В самом известном, из юбилейного собрания, переводе, у Донского:
Пора кончать, царица.
Угас наш день, и сумрак нас зовёт.

У Шекспира, однако, ни сумрак не зовёт, ни тьма не наползает. Ирада произносит совершенно прозрачное в простоте своей:
Finish, good lady; the bright day is done,
And we are for the dark.

Эту строку с пропущенным ударом пульса, без поименованного действия, «we are for the dark», надо бы переводить так же: «И нам — во тьму», — но Шекспир по-русски всегда фиксируется и облекается парчой там, где в оригинале бьётся и дышит огнём. Где-то в процессе облачения поэзия, перебирая лапками и теряя пыльцу, превращается в лабораторный препарат.

И нам — во тьму.

Случайная цитата

Один из студентов-стажёров в Бодлеанской библиотеке обнаружил, что корешок книги, нуждающейся в реставрации, подклеен страницей из шекспировской пьесы:

Is that the one will help to cut the other.
‘Tis well, Lavinia, that thou hast no hands —

Это «Тит Андроник», первая сцена третьего действия. Изнасилованная и искалеченная Лавиния не может назвать своих истязателей ни вслух, ни на письме: ей отрезали язык и отрубили руки.

Трагедия юношеская, великолепный образчик кабинетного гуманизма, который, у предназначенного для декламации, а не для постановки Сенеки выучившись, выкладывает текст из трупов, как из лего — у Архенсолы в трагедии погибают все, кроме вестника, который, перешагивая мёртвые тела, пробирается на авансцену сказать эпилог. Это с одной стороны. С другой у нас площадной театр, который в мистерии, представляя мученичество святого, смердит настоящим палёным мясом и брызжет настоящей, с ближайшей бойни принесённой кровью из нацепленного под одежду бычьего пузыря.

Стишки про кишки!

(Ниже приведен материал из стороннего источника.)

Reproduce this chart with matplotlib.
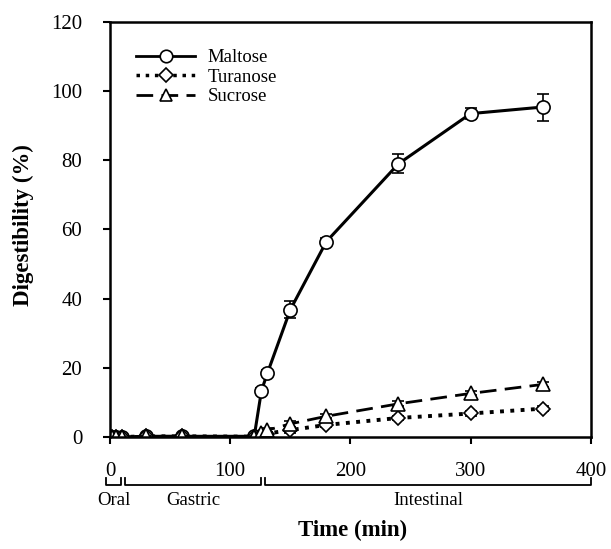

Кровища!
Молодой Шекспир это дело любит, но он всё-таки уже Шекспир.

И потому в дивно страшном и ярком, как сновидение, фильме Джули Теймор, доверившейся тексту, так завораживающе жутко будет ронять кровь изо рта бедняжка-Лавиния, так сухо и душераздирающе взлаивать великий сэр Энтони Хопкинс:

Give me a sword, I’ll chop off my hands too;
For they have fought for Rome, and all in vain;
And they have nursed this woe, in feeding life;
In bootless prayer have they been held up,
And they have served me to effectless use:
Now all the service I require of them
Is that the one will help to cut the other.
‘Tis well, Lavinia, that thou hast no hands;
For hands, to do Rome service, are but vain.

У Курошевой это звучит так:
Где меч мой? Руки отрублю себе
За то, что Рим напрасно защищали;
Питая жизнь мою, вскормили скорбь,
С мольбою безуспешной простирались
И бесполезно послужили мне.
Одной лишь, требую от них услуги:
Чтоб мне одна другую отрубила. —
Дочь, хорошо, что у тебя нет рук:
На службе Риму руки не нужны нам…

…да никак не звучит, будем честны.

И потому покалеченная книжка, под ветхим корешком которой обнаруживается осколок шекспировского текста, становится и Лавинией, лишённой рук, с полным ртом чернил, и страшно паясничающим трагическим героем, и чем-то отдельным и новым, исполненным смысла.

Я всегда говорила, что от Шекспира даже в деревянных человечках заводится жизнь и горячее дыхание — спасибо возлюбленной Бодлеанке за случайное созвучие.